[WHAT YOU NEED TO DO] Skip the pictures. Set down, word for word, the lines from the start of the material up to and including the line with "active_tgf_n = [5, 5]".
[Begin SUPPLIED DATA]
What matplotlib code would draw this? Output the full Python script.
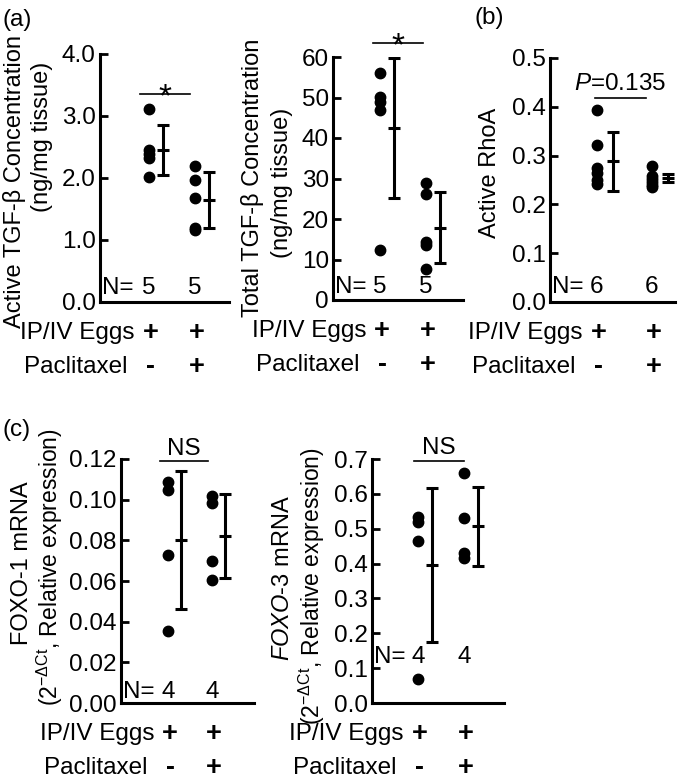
"""
Dot plots with mean +/- SD: TGF-beta, RhoA and FOXO mRNA, control vs paclitaxel.
"""

import matplotlib
matplotlib.use('Agg')
import matplotlib.pyplot as plt

plt.rcParams['font.family'] = ['Liberation Sans', 'DejaVu Sans']
plt.rcParams['mathtext.fontset'] = 'custom'
plt.rcParams['mathtext.rm'] = 'Liberation Sans'
plt.rcParams['mathtext.it'] = 'Liberation Sans:italic'
plt.rcParams['mathtext.bf'] = 'Liberation Sans:bold'

W, H = 680, 783
FS = 17.5
LFS = 17  # y label size
PX = 0.72  # points per pixel at dpi 100
ERR_OFF = 0.3

groups = [1, 2]
eggs_row = ['+', '+']
pacli_row = ['-', '+']

# (a) Active TGF-beta (ng/mg tissue)
active_tgf = [[3.11, 2.45, 2.38, 2.32, 2.02], [2.20, 1.97, 1.68, 1.19, 1.16]]
active_tgf_mean = [2.45, 1.64]
active_tgf_sd = [0.40, 0.45]
active_tgf_n = [5, 5]

# (a) Total TGF-beta (ng/mg tissue)
total_tgf = [[56.1, 50.2, 49.0, 46.9, 12.3], [29.0, 26.1, 14.4, 13.6, 7.6]]
total_tgf_mean = [42.5, 17.9]
total_tgf_sd = [17.35, 8.8]
total_tgf_n = [5, 5]

# (b) Active RhoA
rhoa = [[0.394, 0.321, 0.274, 0.264, 0.250, 0.241],
        [0.279, 0.258, 0.252, 0.246, 0.240, 0.236]]
rhoa_mean = [0.288, 0.254]
rhoa_sd = [0.060, 0.0085]
rhoa_n = [6, 6]

# (c) FOXO-1 mRNA
foxo1 = [[0.1086, 0.1048, 0.0726, 0.0355], [0.1017, 0.0983, 0.0698, 0.0607]]
foxo1_mean = [0.0802, 0.0821]
foxo1_sd = [0.034, 0.0208]
foxo1_n = [4, 4]

# (c) FOXO-3 mRNA
foxo3 = [[0.533, 0.520, 0.465, 0.068], [0.659, 0.530, 0.429, 0.415]]
foxo3_mean = [0.396, 0.507]
foxo3_sd = [0.2215, 0.1135]
foxo3_n = [4, 4]


def rect(x0, x1, ytop, ybot):
    return [x0 / W, 1 - ybot / H, (x1 - x0) / W, (ybot - ytop) / H]


def draw_panel(fig, box, xlim, values, means, sds, ns, yticks, fmt,
               n_off, sig):
    ax = fig.add_axes(rect(*box))
    for x, vals, m, s in zip(groups, values, means, sds):
        ax.plot([x] * len(vals), vals, 'o', color='black', ms=7.5,
                clip_on=False, zorder=3)
        ax.errorbar(x + ERR_OFF, m, yerr=s, fmt='_', color='black', ms=9,
                    mew=2.2, elinewidth=2.2, capsize=4.5, capthick=2.2)

    ax.set_xlim(*xlim)
    ax.set_ylim(yticks[0], yticks[-1])
    ax.set_yticks(yticks)
    ax.set_yticklabels([fmt.format(t) for t in yticks])
    ax.set_xticks([])
    for side in ['top', 'right']:
        ax.spines[side].set_visible(False)
    for side in ['left', 'bottom']:
        ax.spines[side].set_linewidth(2.2)
    ax.tick_params(axis='y', direction='in', length=6, width=2,
                   labelsize=FS, pad=3)

    # N row
    ax.annotate('N=', xy=(0, 0), xycoords='axes fraction',
                xytext=(2 * PX, n_off * PX), textcoords='offset points',
                ha='left', va='center', fontsize=FS)
    for x, n in zip(groups, ns):
        ax.annotate(str(n), xy=(x, 0), xycoords=('data', 'axes fraction'),
                    xytext=(0, n_off * PX), textcoords='offset points',
                    ha='center', va='center', fontsize=FS)

    # treatment rows
    ax.annotate('IP/IV Eggs', xy=(groups[0], 0),
                xycoords=('data', 'axes fraction'),
                xytext=(-14 * PX, -31 * PX), textcoords='offset points',
                ha='right', va='center', fontsize=FS)
    ax.annotate('Paclitaxel', xy=(groups[0], 0),
                xycoords=('data', 'axes fraction'),
                xytext=(-21 * PX, -65 * PX), textcoords='offset points',
                ha='right', va='center', fontsize=FS)
    for x, e, p in zip(groups, eggs_row, pacli_row):
        ax.annotate(e, xy=(x, 0), xycoords=('data', 'axes fraction'),
                    xytext=(2 * PX, -31 * PX), textcoords='offset points',
                    ha='center', va='center', fontsize=FS + 2,
                    fontweight='bold')
        ax.annotate(p, xy=(x, 0), xycoords=('data', 'axes fraction'),
                    xytext=(2 * PX, -65 * PX), textcoords='offset points',
                    ha='center', va='center', fontsize=FS + 2,
                    fontweight='bold')

    # significance bar
    x0, x1, y, label, lab_off, lab_fs = sig
    ax.plot([x0, x1], [y, y], color='black', lw=1.2, clip_on=False)
    ax.annotate(label, xy=((x0 + x1) / 2, y), xycoords='data',
                xytext=(0, lab_off * PX), textcoords='offset points',
                ha='center', va='baseline', fontsize=lab_fs,
                annotation_clip=False)
    return ax


fig = plt.figure(figsize=(W / 100, H / 100), dpi=100)

draw_panel(fig, (100, 229, 54, 302), (-0.065, 2.74),
           active_tgf, active_tgf_mean, active_tgf_sd, active_tgf_n,
           [0, 1, 2, 3, 4], '{:.1f}', 14,
           (0.805, 1.89, 3.35, '*', -12, 24))

draw_panel(fig, (333, 463, 57, 300), (-0.02, 2.80),
           total_tgf, total_tgf_mean, total_tgf_sd, total_tgf_n,
           [0, 10, 20, 30, 40, 50, 60], '{:d}', 13,
           (0.85, 1.94, 63.5, '*', -12, 24))

draw_panel(fig, (550, 675, 58, 302), (0.145, 2.42),
           rhoa, rhoa_mean, rhoa_sd, rhoa_n,
           [0.0, 0.1, 0.2, 0.3, 0.4, 0.5], '{:.1f}', 15,
           (0.96, 1.89, 0.418, r'$\mathit{P}$=0.135', 8, FS))

draw_panel(fig, (121, 254, 459, 703), (-0.068, 2.95),
           foxo1, foxo1_mean, foxo1_sd, foxo1_n,
           [0.00, 0.02, 0.04, 0.06, 0.08, 0.10, 0.12], '{:.2f}', 11,
           (0.82, 1.91, 0.119, 'NS', 6, FS))

draw_panel(fig, (372, 504, 459, 703), (0.0, 2.87),
           foxo3, foxo3_mean, foxo3_sd, foxo3_n,
           [0.0, 0.1, 0.2, 0.3, 0.4, 0.5, 0.6, 0.7], '{:.1f}', 46,
           (0.91, 2.0, 0.694, 'NS', 7, FS))

# y-axis labels
def ylab(x, y, s, fs=LFS):
    fig.text(x / W, 1 - y / H, s, rotation=90, ha='center', va='center',
             fontsize=fs)

rel_expr = r'(2$^{\mathregular{-\Delta Ct}}$, Relative expression)'
ylab(15, 182, 'Active TGF-β Concentration')
ylab(42, 137, '(ng/mg tissue)')
ylab(253, 178, 'Total TGF-β Concentration')
ylab(282, 183, '(ng/mg tissue)')
ylab(490, 173, 'Active RhoA')
ylab(22, 563, 'FOXO-1 mRNA')
ylab(50, 567, rel_expr, LFS - 0.5)
ylab(283, 578, r'$\mathit{FOXO}$-3 mRNA')
ylab(312, 586, rel_expr, LFS - 0.5)

# panel letters
fig.text(3 / W, 1 - 20 / H, '(a)', ha='left', va='center', fontsize=FS)
fig.text(475 / W, 1 - 18 / H, '(b)', ha='left', va='center', fontsize=FS)
fig.text(3 / W, 1 - 430 / H, '(c)', ha='left', va='center', fontsize=FS)

fig.savefig('out.png', dpi=100)
plt.close('all')
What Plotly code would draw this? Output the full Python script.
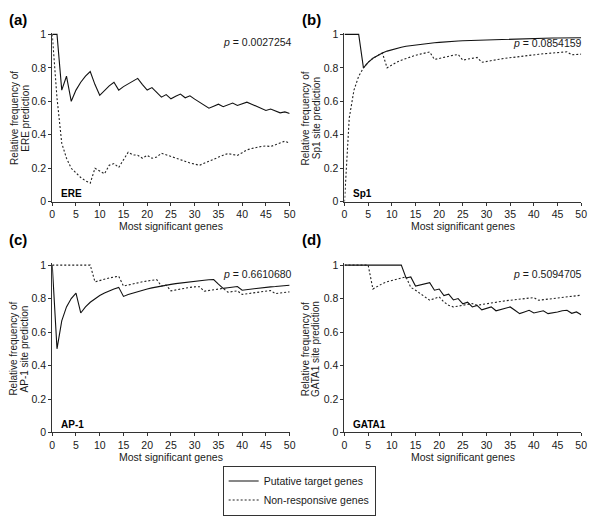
import plotly.graph_objects as go

# ---------------- data ----------------
GENES = [0, 1, 2, 3, 4, 5, 6, 7, 8, 9, 10, 11, 12, 13, 14, 15, 16, 17, 18, 19, 20,
         21, 22, 23, 24, 25, 26, 27, 28, 29, 30, 31, 32, 33, 34, 35, 36, 37, 38, 39, 40,
         41, 42, 43, 44, 45, 46, 47, 48, 49, 50]

ERE_PUTATIVE = [1, 1, 0.667, 0.75, 0.6, 0.667, 0.714, 0.75, 0.778, 0.7, 0.636,
                0.667, 0.692, 0.714, 0.667, 0.688, 0.706, 0.722, 0.737, 0.7, 0.667,
                0.682, 0.652, 0.625, 0.64, 0.615, 0.63, 0.643, 0.621, 0.633, 0.613,
                0.594, 0.576, 0.559, 0.571, 0.583, 0.568, 0.579, 0.59, 0.575, 0.585,
                0.595, 0.583, 0.57, 0.557, 0.545, 0.554, 0.542, 0.531, 0.537, 0.527]
ERE_NONRESP = [1, 0.62, 0.35, 0.26, 0.2, 0.17, 0.145, 0.125, 0.111, 0.2, 0.182,
               0.167, 0.218, 0.228, 0.205, 0.25, 0.296, 0.28, 0.278, 0.26, 0.277,
               0.26, 0.267, 0.29, 0.28, 0.27, 0.26, 0.25, 0.24, 0.232, 0.225,
               0.218, 0.23, 0.242, 0.255, 0.27, 0.278, 0.288, 0.283, 0.277, 0.293,
               0.31, 0.318, 0.325, 0.33, 0.333, 0.33, 0.34, 0.35, 0.362, 0.351]

SP1_PUTATIVE = [1, 1, 1, 1, 0.8, 0.833, 0.857, 0.875, 0.889, 0.9, 0.909,
                0.917, 0.923, 0.929, 0.933, 0.938, 0.941, 0.944, 0.947, 0.95, 0.952,
                0.955, 0.957, 0.958, 0.96, 0.962, 0.963, 0.964, 0.966, 0.967, 0.968,
                0.969, 0.97, 0.971, 0.971, 0.972, 0.973, 0.974, 0.974, 0.975, 0.976,
                0.976, 0.977, 0.977, 0.978, 0.978, 0.979, 0.979, 0.98, 0.98, 0.98]
SP1_NONRESP = [0, 0.5, 0.667, 0.75, 0.8, 0.833, 0.857, 0.875, 0.889, 0.8, 0.818,
               0.833, 0.846, 0.857, 0.867, 0.875, 0.882, 0.889, 0.895, 0.85, 0.857,
               0.864, 0.87, 0.875, 0.88, 0.846, 0.852, 0.857, 0.862, 0.833, 0.839,
               0.844, 0.848, 0.853, 0.857, 0.861, 0.865, 0.868, 0.872, 0.875, 0.878,
               0.881, 0.884, 0.886, 0.889, 0.891, 0.894, 0.896, 0.878, 0.88, 0.882]

AP1_PUTATIVE = [1, 0.5, 0.667, 0.75, 0.8, 0.833, 0.714, 0.75, 0.778, 0.8, 0.818,
                0.833, 0.846, 0.857, 0.867, 0.813, 0.824, 0.833, 0.842, 0.85, 0.857,
                0.864, 0.87, 0.875, 0.88, 0.885, 0.889, 0.893, 0.897, 0.9, 0.903,
                0.906, 0.909, 0.912, 0.914, 0.886, 0.861, 0.865, 0.868, 0.872, 0.85,
                0.854, 0.857, 0.86, 0.864, 0.867, 0.87, 0.872, 0.875, 0.878, 0.88]
AP1_NONRESP = [1, 1, 1, 1, 1, 1, 1, 1, 1, 0.9, 0.909,
               0.917, 0.923, 0.929, 0.933, 0.875, 0.882, 0.889, 0.895, 0.9, 0.905,
               0.909, 0.913, 0.875, 0.88, 0.846, 0.852, 0.857, 0.862, 0.867, 0.87,
               0.871, 0.844, 0.848, 0.853, 0.857, 0.861, 0.838, 0.842, 0.846, 0.825,
               0.829, 0.833, 0.837, 0.841, 0.844, 0.848, 0.83, 0.833, 0.837, 0.84]

GATA1_PUTATIVE = [1, 1, 1, 1, 1, 1, 1, 1, 1, 1, 1,
                  1, 1, 0.923, 0.929, 0.875, 0.882, 0.889, 0.895, 0.85, 0.857,
                  0.818, 0.826, 0.792, 0.8, 0.769, 0.778, 0.75, 0.759, 0.733, 0.742,
                  0.75, 0.727, 0.735, 0.743, 0.75, 0.73, 0.71, 0.72, 0.73, 0.714,
                  0.72, 0.727, 0.71, 0.714, 0.72, 0.727, 0.73, 0.712, 0.72, 0.703]
GATA1_NONRESP = [1, 1, 1, 1, 1, 1, 0.857, 0.875, 0.889, 0.9, 0.909,
                 0.917, 0.923, 0.929, 0.867, 0.85, 0.83, 0.81, 0.79, 0.8, 0.81,
                 0.78, 0.76, 0.75, 0.756, 0.76, 0.765, 0.77, 0.76, 0.765, 0.77,
                 0.775, 0.78, 0.783, 0.787, 0.79, 0.793, 0.796, 0.8, 0.803, 0.806,
                 0.79, 0.793, 0.796, 0.8, 0.803, 0.806, 0.81, 0.812, 0.815, 0.82]

PANEL_LETTERS = ["(a)", "(b)", "(c)", "(d)"]
FACTORS = ["ERE", "Sp1", "AP-1", "GATA1"]
YTITLE_LINE2 = ["ERE prediction", "Sp1 site prediction",
                "AP-1 site prediction", "GATA1 site prediction"]
P_VALUES = ["0.0027254", "0.0854159", "0.6610680", "0.5094705"]
SERIES_NAMES = ["Putative target genes", "Non-responsive genes"]
X_TICKS = [0, 5, 10, 15, 20, 25, 30, 35, 40, 45, 50]
Y_TICKS = [0, 0.2, 0.4, 0.6, 0.8, 1]

PUTATIVE = [ERE_PUTATIVE, SP1_PUTATIVE, AP1_PUTATIVE, GATA1_PUTATIVE]
NONRESP = [ERE_NONRESP, SP1_NONRESP, AP1_NONRESP, GATA1_NONRESP]

# ---------------- layout helpers ----------------
W, H = 600, 521
FONT = "Liberation Sans, Arial, Helvetica, sans-serif"
INK = "#1a1a1a"

def px(x):
    return x / W

def py(y):
    return 1 - y / H

# panel geometry in pixels: (x0, x50, y0_pix, y1_pix)
PANELS = [
    (50, 291, 201, 30),
    (346.7, 587, 201, 30),
    (50, 291, 436.7, 265.7),
    (346.7, 587, 436.7, 265.7),
]
YMAX = 1.01

fig = go.Figure()
layout = dict(
    width=W, height=H,
    margin=dict(l=0, r=0, t=0, b=0),
    paper_bgcolor="white", plot_bgcolor="white",
    font=dict(family=FONT, size=10.5, color=INK),
    showlegend=True,
    legend=dict(
        x=px(223), y=py(496), xanchor="left", yanchor="middle",
        bordercolor="#333", borderwidth=1, bgcolor="white",
        font=dict(size=10.5, family=FONT, color=INK),
        tracegroupgap=0, itemwidth=30,
    ),
)

annotations = []
for i in range(4):
    x0p, x50p, y0p, y1p = PANELS[i]
    unit = (y0p - y1p)
    ytop = y0p - unit * YMAX
    sfx = "" if i == 0 else str(i + 1)
    layout["xaxis" + sfx] = dict(
        domain=[px(x0p), px(x50p)], range=[0, 50], anchor="y" + sfx,
        showline=True, linecolor="#333", linewidth=1,
        ticks="outside", ticklen=3, tickcolor="#333", tickwidth=1,
        tickvals=X_TICKS, showgrid=False, zeroline=False,
        tickfont=dict(size=10.5, family=FONT, color=INK),
    )
    layout["yaxis" + sfx] = dict(
        domain=[py(y0p), py(ytop)], range=[0, YMAX], anchor="x" + sfx,
        showline=True, linecolor="#333", linewidth=1,
        ticks="outside", ticklen=3, tickcolor="#333", tickwidth=1,
        tickvals=Y_TICKS, ticktext=["0", "0.2", "0.4", "0.6", "0.8", "1"],
        showgrid=False, zeroline=False,
        tickfont=dict(size=10.5, family=FONT, color=INK),
    )

    fig.add_trace(go.Scatter(
        x=GENES, y=PUTATIVE[i], mode="lines", name=SERIES_NAMES[0],
        line=dict(color="#111", width=1.1), legendgroup="put",
        showlegend=(i == 0), xaxis="x" + sfx, yaxis="y" + sfx,
    ))
    fig.add_trace(go.Scatter(
        x=GENES, y=NONRESP[i], mode="lines", name=SERIES_NAMES[1],
        line=dict(color="#222", width=1.1, dash="2px,2px"), legendgroup="non",
        showlegend=(i == 0), xaxis="x" + sfx, yaxis="y" + sfx,
    ))

    left_col = (i % 2 == 0)
    # panel letter
    annotations.append(dict(
        text="<b>%s</b>" % PANEL_LETTERS[i], xref="paper", yref="paper",
        x=px(4 if left_col else 302), y=py(15 if i < 2 else 240),
        xanchor="left", yanchor="middle", showarrow=False,
        font=dict(size=15, family=FONT, color="#000"),
    ))
    # p value
    annotations.append(dict(
        text="<i>p</i> = %s" % P_VALUES[i], xref="paper", yref="paper",
        x=px(295 if left_col else 590),
        y=py((38 if i == 0 else 39) if i < 2 else 275),
        xanchor="right", yanchor="middle", showarrow=False,
        font=dict(size=10.5, family=FONT, color=INK),
    ))
    # factor label
    annotations.append(dict(
        text="<b>%s</b>" % FACTORS[i], xref="paper", yref="paper",
        x=px(x0p + 7), y=py(y0p - 8),
        xanchor="left", yanchor="middle", showarrow=False,
        font=dict(size=10, family=FONT, color="#000"),
    ))
    # x title
    annotations.append(dict(
        text="Most significant genes", xref="paper", yref="paper",
        x=px((x0p + x50p) / 2), y=py(y0p + 25),
        xanchor="center", yanchor="middle", showarrow=False,
        font=dict(size=10.5, family=FONT, color=INK),
    ))
    # y title (two lines)
    ycen = (y0p + y1p) / 2
    base = 0 if left_col else 296
    annotations.append(dict(
        text="Relative frequency of", xref="paper", yref="paper",
        x=px(base + 11), y=py(ycen), textangle=-90,
        xanchor="center", yanchor="middle", showarrow=False,
        font=dict(size=10, family=FONT, color=INK),
    ))
    annotations.append(dict(
        text=YTITLE_LINE2[i], xref="paper", yref="paper",
        x=px(base + 22), y=py(ycen), textangle=-90,
        xanchor="center", yanchor="middle", showarrow=False,
        font=dict(size=10, family=FONT, color=INK),
    ))

layout["annotations"] = annotations
fig.update_layout(**layout)
fig.write_html("out.html", config={"displayModeBar": False},
               post_script="document.body.style.margin='0';")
[End SUPPLIED DATA]
[SOLUTION BELOW]
What matplotlib code would draw this? Output the full Python script.
"""
Dot plots with mean +/- SD: TGF-beta, RhoA and FOXO mRNA, control vs paclitaxel.
"""

import matplotlib
matplotlib.use('Agg')
import matplotlib.pyplot as plt

plt.rcParams['font.family'] = ['Liberation Sans', 'DejaVu Sans']
plt.rcParams['mathtext.fontset'] = 'custom'
plt.rcParams['mathtext.rm'] = 'Liberation Sans'
plt.rcParams['mathtext.it'] = 'Liberation Sans:italic'
plt.rcParams['mathtext.bf'] = 'Liberation Sans:bold'

W, H = 680, 783
FS = 17.5
LFS = 17  # y label size
PX = 0.72  # points per pixel at dpi 100
ERR_OFF = 0.3

groups = [1, 2]
eggs_row = ['+', '+']
pacli_row = ['-', '+']

# (a) Active TGF-beta (ng/mg tissue)
active_tgf = [[3.11, 2.45, 2.38, 2.32, 2.02], [2.20, 1.97, 1.68, 1.19, 1.16]]
active_tgf_mean = [2.45, 1.64]
active_tgf_sd = [0.40, 0.45]
active_tgf_n = [5, 5]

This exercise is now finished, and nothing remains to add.